Source:
https://scmp.com/lifestyle/arts-culture/article/1350763/living-out-her-art
Lifestyle/ Arts & Culture

Living out her art

Performance artist Wen Yau may have failed as a painter but enjoys being challenged

Photo: Jonathan Wong

Wen Yau is a Grade D artist. "Actually, I can't paint," she says cheerfully. "I'm a self-trained artist, I never trained in school. I am a visual artist and I don't know how to paint."

Best known for her experimental performance art, Wen Yau explores ideas of identity, authority and legitimacy in her new show, "I Am a Grade D Artist", on display at Baptist University's Koo Ming Kown Exhibition Gallery until tomorrow.

As a so-called creative person, I believe we can never create something that is completely objective Wen yau

The show itself is simple: Wen Yau's paintings and drawings line one wall, and on another hangs her Hong Kong Certificate of Education Examination (HKCEE) and Hong Kong A Levels Examination (HKALE) results.

In the middle sit rows of desks, organised as in an exam room. But the underlying themes are complicated and personal. For the piece, she sat both exams in 2011 and 2013, respectively; it was the final year for each, both in the British system, before they were replaced with a new, single examination.

Wen Yau sat the HKCEE cold and received a D. It wasn't the first time she'd faced academic disapproval for her art. "Ever since I was young, when I painted in school my teacher would tell me it was ugly," she recalls. "I realise now that I was quite abnormal. Compared to ordinary school kids, I was a crazy kid. I was always asking a lot of questions.

"In high school I did a lot of drama, always something political. Even my classmates asked why I was doing it. I didn't know then, but I was trying to understand the world," she says.

After high school, Wen Yau tried her hand at journalism, earning an undergraduate degree at a local university. There, she chafed under direction as well. "The professors kept instructing us to be objective and find the truth. I felt there was no such thing. As a so-called creative person, I believe we can never create something that is completely objective," she says.

She took her master's in cultural and media studies in Bristol, where she first encountered the type of experimental performance art that has come to define her career.

"That was a turning point for me," she says. "I realised what I should do. In my heart, I really wanted to do my own work. I came back and studied live art. These experimental performances really touched me. I realised that when I perform, it's me - not anyone else, just me that is being expressed."

Around this time, Wen Yau adopted her stage name, which means, "wandering of the spirit" in Chinese.

The image of the individual facing the world is present throughout much of Wen Yau's work. In 2002, she returned to Hong Kong and began to perform.
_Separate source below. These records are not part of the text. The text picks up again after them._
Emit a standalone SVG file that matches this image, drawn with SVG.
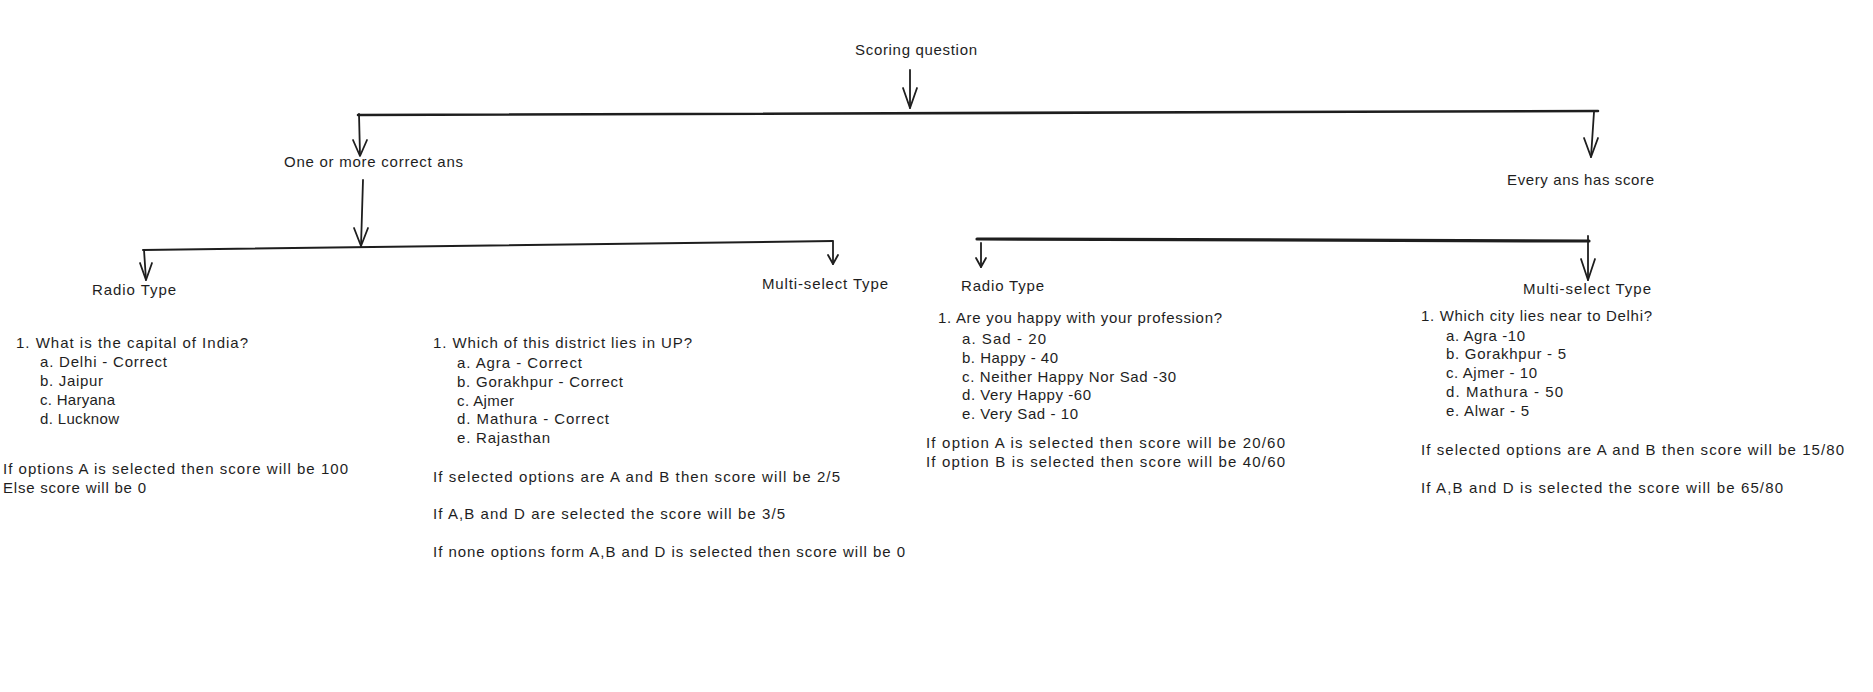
<svg xmlns="http://www.w3.org/2000/svg" width="1873" height="692" viewBox="0 0 1873 692">
  <style>
    text { font-family: "Liberation Sans", Arial, sans-serif; font-size: 15px; fill: #1e1e1e; }
    .ln { fill: none; stroke: #1e1e1e; stroke-linecap: round; stroke-linejoin: round; }
    .bar { stroke-width: 2.6; }
    .bar-thin { stroke-width: 2; }
    .bar-heavy { stroke-width: 3.2; }
    .shaft { stroke-width: 1.8; }
    .head { stroke-width: 1.8; }
  </style>
  <rect width="1873" height="692" fill="#ffffff"/>

  <!-- connectors: branch bars, drops and open arrowheads -->
  <g id="connectors">
    <!-- root drop -->
    <path class="ln shaft" d="M910 70 L910 108"/>
    <path class="ln head" d="M903 88 L910 108 L917 88"/>

    <!-- top branch bar -->
    <path class="ln bar" d="M358 115 L1598 111"/>

    <!-- drop to "One or more correct ans" -->
    <path class="ln shaft" d="M359 114 L360 155"/>
    <path class="ln head" d="M353 140 L360 156 L367 140"/>

    <!-- drop to "Every ans has score" -->
    <path class="ln shaft" d="M1594 112 L1591 157"/>
    <path class="ln head" d="M1584 138 L1591 157 L1598 138"/>

    <!-- drop from "One or more correct ans" to its branch bar -->
    <path class="ln shaft" d="M363 180 L361 246"/>
    <path class="ln head" d="M354 228 L361 246 L368 228"/>

    <!-- left branch bar -->
    <path class="ln bar-thin" d="M143 250 L833 241"/>
    <path class="ln shaft" d="M144 250 L146 280"/>
    <path class="ln head" d="M140 263 L146 280 L152 263"/>
    <path class="ln shaft" d="M833 242 L833 264"/>
    <path class="ln head" d="M828 255 L833 264 L838 255"/>

    <!-- right branch bar -->
    <path class="ln bar-heavy" d="M977 239 L1589 241"/>
    <path class="ln shaft" d="M981 243 L981 267"/>
    <path class="ln head" d="M976 258 L981 267 L986 258"/>
    <path class="ln shaft" d="M1588 236 L1588 280"/>
    <path class="ln head" d="M1581 259 L1588 280 L1595 259"/>
  </g>

  <g id="scoring-question">
    <text x="855" y="55" textLength="122">Scoring question</text>
  </g>

  <g id="one-or-more-correct">
    <text x="284" y="167" textLength="179">One or more correct ans</text>
  </g>

  <g id="every-ans-has-score">
    <text x="1507" y="185" textLength="147">Every ans has score</text>
  </g>

  <g id="radio-type-correct">
    <text x="92" y="295" textLength="84">Radio Type</text>
    <text x="16" y="348" textLength="232">1. What is the capital of India?</text>
    <text x="40" y="367" textLength="127">a. Delhi - Correct</text>
    <text x="40" y="386" textLength="63">b. Jaipur</text>
    <text x="40" y="405" textLength="75">c. Haryana</text>
    <text x="40" y="424" textLength="79">d. Lucknow</text>
    <text x="3" y="474" textLength="345">If options A is selected then score will be 100</text>
    <text x="3" y="493" textLength="143">Else score will be 0</text>
  </g>

  <g id="multi-select-correct">
    <text x="762" y="289" textLength="126">Multi-select Type</text>
    <text x="433" y="348" textLength="259">1. Which of this district lies in UP?</text>
    <text x="457" y="368" textLength="125">a. Agra - Correct</text>
    <text x="457" y="387" textLength="166">b. Gorakhpur - Correct</text>
    <text x="457" y="406" textLength="57">c. Ajmer</text>
    <text x="457" y="424" textLength="152">d. Mathura - Correct</text>
    <text x="457" y="443" textLength="93">e. Rajasthan</text>
    <text x="433" y="482" textLength="407">If selected options are A and B then score will be 2/5</text>
    <text x="433" y="519" textLength="352">If A,B and D are selected the score will be 3/5</text>
    <text x="433" y="557" textLength="472">If none options form A,B and D is selected then score will be 0</text>
  </g>

  <g id="radio-type-scored">
    <text x="961" y="291" textLength="83">Radio Type</text>
    <text x="938" y="323" textLength="284">1. Are you happy with your profession?</text>
    <text x="962" y="344" textLength="84">a. Sad - 20</text>
    <text x="962" y="363" textLength="96">b. Happy - 40</text>
    <text x="962" y="382" textLength="214">c. Neither Happy Nor Sad -30</text>
    <text x="962" y="400" textLength="129">d. Very Happy -60</text>
    <text x="962" y="419" textLength="116">e. Very Sad - 10</text>
    <text x="926" y="448" textLength="359">If option A is selected then score will be 20/60</text>
    <text x="926" y="467" textLength="359">If option B is selected then score will be 40/60</text>
  </g>

  <g id="multi-select-scored">
    <text x="1523" y="294" textLength="128">Multi-select Type</text>
    <text x="1421" y="321" textLength="231">1. Which city lies near to Delhi?</text>
    <text x="1446" y="341" textLength="79">a. Agra -10</text>
    <text x="1446" y="359" textLength="120">b. Gorakhpur - 5</text>
    <text x="1446" y="378" textLength="91">c. Ajmer - 10</text>
    <text x="1446" y="397" textLength="117">d. Mathura - 50</text>
    <text x="1446" y="416" textLength="83">e. Alwar - 5</text>
    <text x="1421" y="455" textLength="423">If selected options are A and B then score will be 15/80</text>
    <text x="1421" y="493" textLength="362">If A,B and D is selected the score will be 65/80</text>
  </g>
</svg>
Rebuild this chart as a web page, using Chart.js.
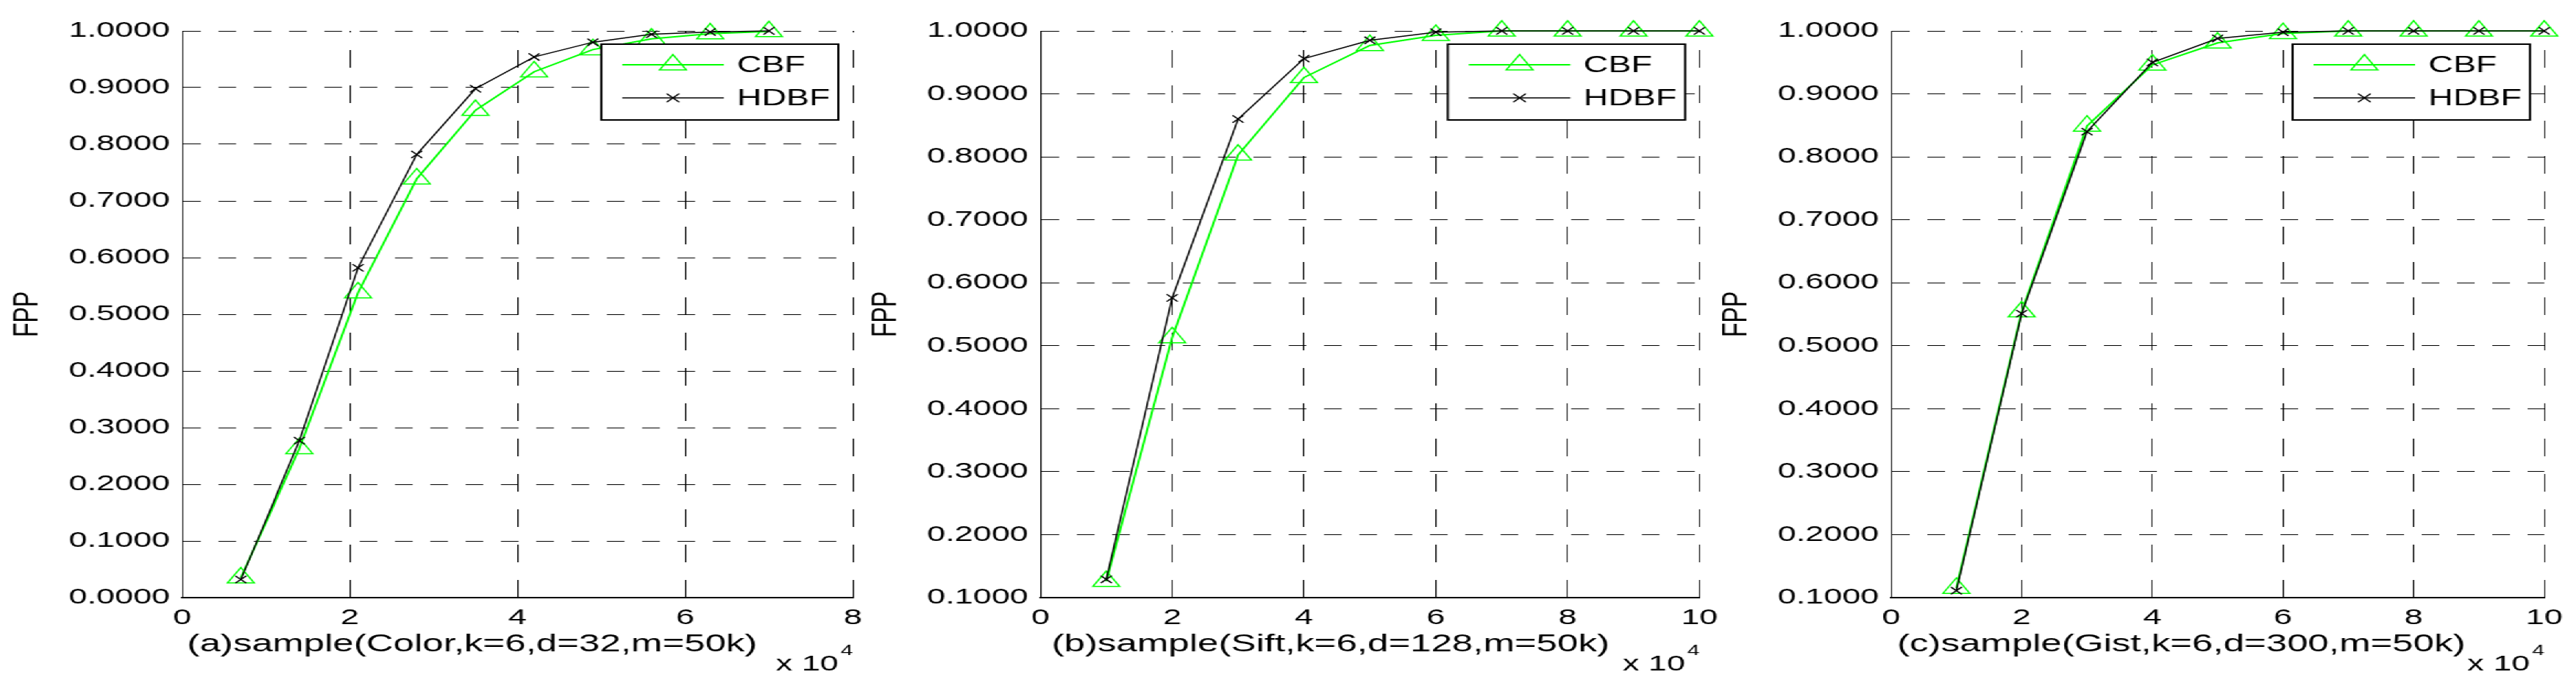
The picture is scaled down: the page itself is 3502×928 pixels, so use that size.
<!DOCTYPE html>
<html>
<head>
<meta charset="utf-8">
<script src="https://cdn.jsdelivr.net/npm/chart.js@4.4.1/dist/chart.umd.min.js"></script>
<style>
  html, body { margin: 0; padding: 0; background: #fff; overflow: hidden; }
  /* the source figure is stretched horizontally, so draw narrow and widen it */
  #stage { position: absolute; left: 0; top: 0; height: 928px; transform-origin: 0 0; }
  #stage canvas { position: absolute; top: 0; }
</style>
</head>
<body>
<div id="stage"></div>
<script>
const seriesNames = ['CBF', 'HDBF'];
const panelTitles = [
    '(a)sample(Color,k=6,d=32,m=50k)',
    '(b)sample(Sift,k=6,d=128,m=50k)',
    '(c)sample(Gist,k=6,d=300,m=50k)'
];

// (a) Color
const xColor = [0.7, 1.4, 2.1, 2.8, 3.5, 4.2, 4.9, 5.6, 6.3, 7.0];
const cbfColor = [0.035, 0.263, 0.538, 0.739, 0.860, 0.928, 0.967, 0.986, 0.995, 0.999];
const hdbfColor = [0.032, 0.277, 0.582, 0.782, 0.898, 0.954, 0.980, 0.994, 0.998, 1.000];

// (b) Sift
const xSift = [1, 2, 3, 4, 5, 6, 7, 8, 9, 10];
const cbfSift = [0.126, 0.513, 0.803, 0.926, 0.977, 0.993, 1.000, 1.000, 1.000, 1.000];
const hdbfSift = [0.129, 0.576, 0.860, 0.956, 0.985, 0.998, 1.000, 1.000, 1.000, 1.000];

// (c) Gist
const xGist = [1, 2, 3, 4, 5, 6, 7, 8, 9, 10];
const cbfGist = [0.115, 0.554, 0.849, 0.946, 0.981, 0.996, 1.000, 1.000, 1.000, 1.000];
const hdbfGist = [0.111, 0.551, 0.840, 0.950, 0.988, 0.998, 1.000, 1.000, 1.000, 1.000];

const xTicksA = [0, 2, 4, 6, 8];
const xTicksBC = [0, 2, 4, 6, 8, 10];
const yTicksA = [0, 0.1, 0.2, 0.3, 0.4, 0.5, 0.6, 0.7, 0.8, 0.9, 1.0];
const yTicksBC = [0.1, 0.2, 0.3, 0.4, 0.5, 0.6, 0.7, 0.8, 0.9, 1.0];

const STRETCH = 1.5;
const FONT = "'Liberation Sans', Arial, Helvetica, sans-serif";
const GREEN = '#00ff00';

const stage = document.getElementById('stage');
stage.style.width = (3502 / STRETCH) + 'px';
stage.style.transform = 'scaleX(' + STRETCH + ')';

// legend box, axis label and the "x 10^4" note, MATLAB style
const decor = {
    id: 'decor',
    afterDraw(chart, args, opts) {
        const {ctx, chartArea: a} = chart;
        ctx.save();

        const bw = 215, bh = 103;
        const bx = a.right - 13 - bw, by = a.top + 18;
        ctx.fillStyle = '#fff';
        ctx.fillRect(bx, by, bw, bh);
        ctx.lineWidth = 2;
        ctx.strokeStyle = '#000';
        ctx.strokeRect(bx, by, bw, bh);

        chart.data.datasets.forEach((ds, i) => {
            const cy = by + 28 + i * 45;
            ctx.beginPath();
            ctx.lineWidth = ds.borderWidth;
            ctx.strokeStyle = ds.borderColor;
            ctx.moveTo(bx + 19, cy);
            ctx.lineTo(bx + 111, cy);
            ctx.stroke();
            ctx.fillStyle = 'rgba(0,0,0,0)';
            ctx.lineWidth = ds.pointBorderWidth;
            Chart.helpers.drawPoint(ctx, {
                pointStyle: ds.pointStyle,
                radius: ds.legendRadius,
                rotation: 0,
                borderWidth: ds.pointBorderWidth
            }, bx + 65, cy);
            ctx.fillStyle = '#000';
            ctx.font = '31px ' + FONT;
            ctx.textAlign = 'left';
            ctx.textBaseline = 'middle';
            ctx.fillText(ds.label, bx + 123, cy + 1);
        });

        ctx.fillStyle = '#000';
        ctx.textAlign = 'center';
        ctx.textBaseline = 'middle';
        ctx.font = '34px ' + FONT;
        ctx.fillText(opts.title, a.left + 263, 876);

        ctx.textAlign = 'right';
        ctx.textBaseline = 'alphabetic';
        ctx.font = '30px ' + FONT;
        ctx.fillText('x 10', a.right - 13, 911);
        ctx.font = '20px ' + FONT;
        ctx.fillText('4', a.right, 890);
        ctx.restore();
    }
};

function makePanel(plotLeft, plotRight, xs, cbf, hdbf, xTicks, yTicks, yMin, title) {
    const axisW = 160;
    const plotW = plotRight - plotLeft;
    const canvasW = Math.ceil(axisW + plotW + 40);
    const canvas = document.createElement('canvas');
    canvas.width = canvasW;
    canvas.height = 928;
    canvas.style.left = (plotLeft - axisW) + 'px';
    stage.appendChild(canvas);

    const tickFont = {family: FONT, size: 30};

    new Chart(canvas, {
        type: 'line',
        data: {
            datasets: [{
                label: seriesNames[0],
                data: xs.map((x, i) => ({x: x, y: cbf[i]})),
                borderColor: GREEN,
                borderWidth: 2,
                pointStyle: 'triangle',
                pointRadius: 14,
                legendRadius: 14,
                pointBorderColor: GREEN,
                pointBackgroundColor: 'rgba(0,0,0,0)',
                pointBorderWidth: 1.5,
                tension: 0,
                clip: false,
                order: 1
            }, {
                label: seriesNames[1],
                data: xs.map((x, i) => ({x: x, y: hdbf[i]})),
                borderColor: '#000',
                borderWidth: 1.5,
                pointStyle: 'crossRot',
                pointRadius: 7,
                legendRadius: 8,
                pointBorderColor: '#000',
                pointBorderWidth: 1.5,
                tension: 0,
                clip: false,
                order: 0
            }]
        },
        options: {
            responsive: false,
            animation: false,
            devicePixelRatio: 1,
            layout: {padding: {left: 0, top: 42, right: canvasW - axisW - plotW, bottom: 0}},
            plugins: {
                legend: {display: false},
                tooltip: {enabled: false},
                decor: {title: title}
            },
            scales: {
                x: {
                    type: 'linear',
                    min: xTicks[0],
                    max: xTicks[xTicks.length - 1],
                    afterBuildTicks: s => { s.ticks = xTicks.map(v => ({value: v})); },
                    afterFit: s => { s.height = 116; },
                    ticks: {
                        padding: 10,
                        font: tickFont,
                        color: '#000',
                        maxRotation: 0,
                        autoSkip: false,
                        callback: v => String(v)
                    },
                    grid: {color: '#000', lineWidth: 1, drawTicks: false},
                    border: {display: true, color: '#000', width: 2, dash: [24, 24], dashOffset: 22}
                },
                y: {
                    type: 'linear',
                    min: yMin,
                    max: 1,
                    afterBuildTicks: s => { s.ticks = yTicks.map(v => ({value: v})); },
                    afterFit: s => { s.width = axisW; },
                    ticks: {
                        padding: 11,
                        font: tickFont,
                        color: '#000',
                        autoSkip: false,
                        callback: v => v.toFixed(4)
                    },
                    grid: {color: '#000', lineWidth: 1, drawTicks: false},
                    border: {display: true, color: '#000', width: 1, dash: [16, 16]},
                    title: {
                        display: true,
                        text: 'FPP',
                        color: '#000',
                        font: {family: FONT, size: 32},
                        padding: {top: 1, bottom: 0}
                    }
                }
            }
        },
        plugins: [decor]
    });
}

makePanel(164.67, 772.67, xColor, cbfColor, hdbfColor, xTicksA, yTicksA, 0, panelTitles[0]);
makePanel(943.33, 1540.67, xSift, cbfSift, hdbfSift, xTicksBC, yTicksBC, 0.1, panelTitles[1]);
makePanel(1714, 2306, xGist, cbfGist, hdbfGist, xTicksBC, yTicksBC, 0.1, panelTitles[2]);
</script>
</body>
</html>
Her first live piece took place in the Hong Kong Arts Centre, where she was working at the time. "After office hours, a gate is closed outside the lift, so that people cannot get inside," she says. "Between the door of the lift and the gate, there's a small space. I saw the security guard putting a sign that said 'no entry'. 'No s***!' I said, 'Of course there's no entry!'"

But the guard explained that a deliveryman had slipped through, becoming trapped in the space for several hours.

In that first piece, Wen Yau and another local artist stood in two adjacent "cages", reading each other's diaries aloud. "This was right after Sars," she says. "We dressed in pyjamas as if we were sick: sick of Hong Kong, sick of ourselves, just sick. It was all quite unexpected: the door to the lift opens, and we are there. What they found was something quite intimate. Some people tried to hold the doors open; other people were more, 'No! I'm going to the sixth floor.' Some people even came and stood with us inside the small space. It was both public and private, since you never knew when the door would open."

More installations followed. One, in Santa Cruz, Bolivia, used Google Translate to create a nonsensical transliteration of "Hi, how are you?" in Chinese. Another, outside Kubrick Bookstore in Yau Ma Tei, used a computer to transcribe the Chinese phrase "We will never forget" - a reference to June 4, 1989. "I kept repeating what the computer transcribed for me. It eventually became nonsense. We say it every year, but what does it mean?"

Wen Yau became preoccupied with the idea of Hong Kong identity. In 2011, she realised the HKCEE was in its final year. She said that when she received her D, she shrugged and decided to train for the next level, the HKALE. "The idea was that I could never sit the examination again," she says. The grade she earned would be her grade forever.

After studying for two years, Wen Yau sat the HKALE. She received another D. "I was surprised," she says, laughing. Her portfolio results were high - 24 of 25 marks - but her in-house painting score was low. The painting is an abstract piece, in tones of green and purple. One of the curators came to set up the exhibition and, upon seeing the painting, said he understood why she'd received a D. "But actually I like this painting a lot because I tried to get away from the classical style," she says. She went out on her own terms.

In retrospect, Wen Yau sees the grade as a positive thing. "It's a reminder of what I wanted to do from the very beginning. In my work I try to deal with the kind of reality that I want to believe in. For example, I was not preparing for the examination - I was preparing to be an artist. Preparing to be myself. When I do art, I'm facing the world through my art. I find the courage to live life through making art."